The IEEE was really not doing anything at that time that was of particular interest to this lab. It was going off in different areas. So we needed a new organization, and we got it in 1971. So I thought it was a good time to bow out. You always like to bow out when you're ahead of the curve. So they don't have to throw you out! So I did.
Goldstein:
When you were the candidate to be chairman of the Professional Group, what were some of the issues? How did you campaign, if that's the right word?
Lang:
Well, there was no real big campaign. The group was a little apathetic. Today in the IEEE and the Signal Processing Society there are very dynamic, hard fought campaigns. In the mid-'60s, there weren't too many people around who wanted the job. Because it was at the bottom of the IEEE barrel, it didn't really have that aura about it. So there was no great competition. There was no platform or anything like that. Although when I became chairman in the early '60s, I did write a couple of editorials about where I thought the group was going. One was called "Whither Audio and Electroacoustics." I've forgotten whether I made a play on the words whither and wither, because we thought the society was on its way out. If the Bell Labs and the FFT guys hadn't come along it would have, in my opinion, disappeared.
Goldstein:
Well, the other question I had is, once those things did come along and there was a surge of interest, was there any effort at the high levels of IEEE to assign certain new emerging technologies to different societies?
Lang:
That's a very good question, and the answer is no. There was a lot of discussion among the Audio and Electroacoustics Ad Com about "What are we doing in signal processing?" The answer was, "Well, there isn't anything in the IEEE structure that is really catering to this new technology." So, after a lot of discussion the bottom line was "Let's do it!" Nobody else was. In the Acoustical Society, people could see that something was coming, but they really weren't directly involved with it and didn't know how to handle it.
Goldstein:
When I read the history of the society, I got the impression that the Ad Com was unanimous in its interest in expanding the boundaries of the society.
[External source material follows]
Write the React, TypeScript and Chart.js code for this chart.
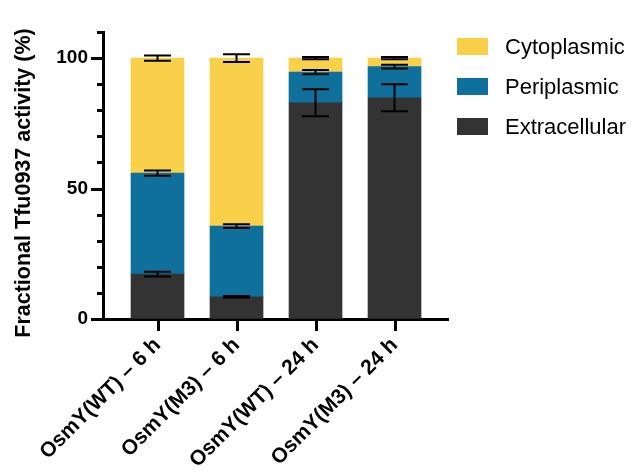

Was there any opposition on the Ad Com?
Lang:
In my recollection there was no flap about why we were doing this. We were a very compatible group. It consisted of many people who came over from the PGA side too. It wasn't just the people who had come in it from the standards side. The first way we got involved in this was through the 1967 conference on speech communication and processing. This was an Air Force sponsored conference up at Bedford, Massachusetts. Homer Dudley was the guy who was responsible for it, and he was looking for some outside entity like the IEEE, to sponsor it. That's what we did.
Goldstein:
Well, thank you very much for the interview.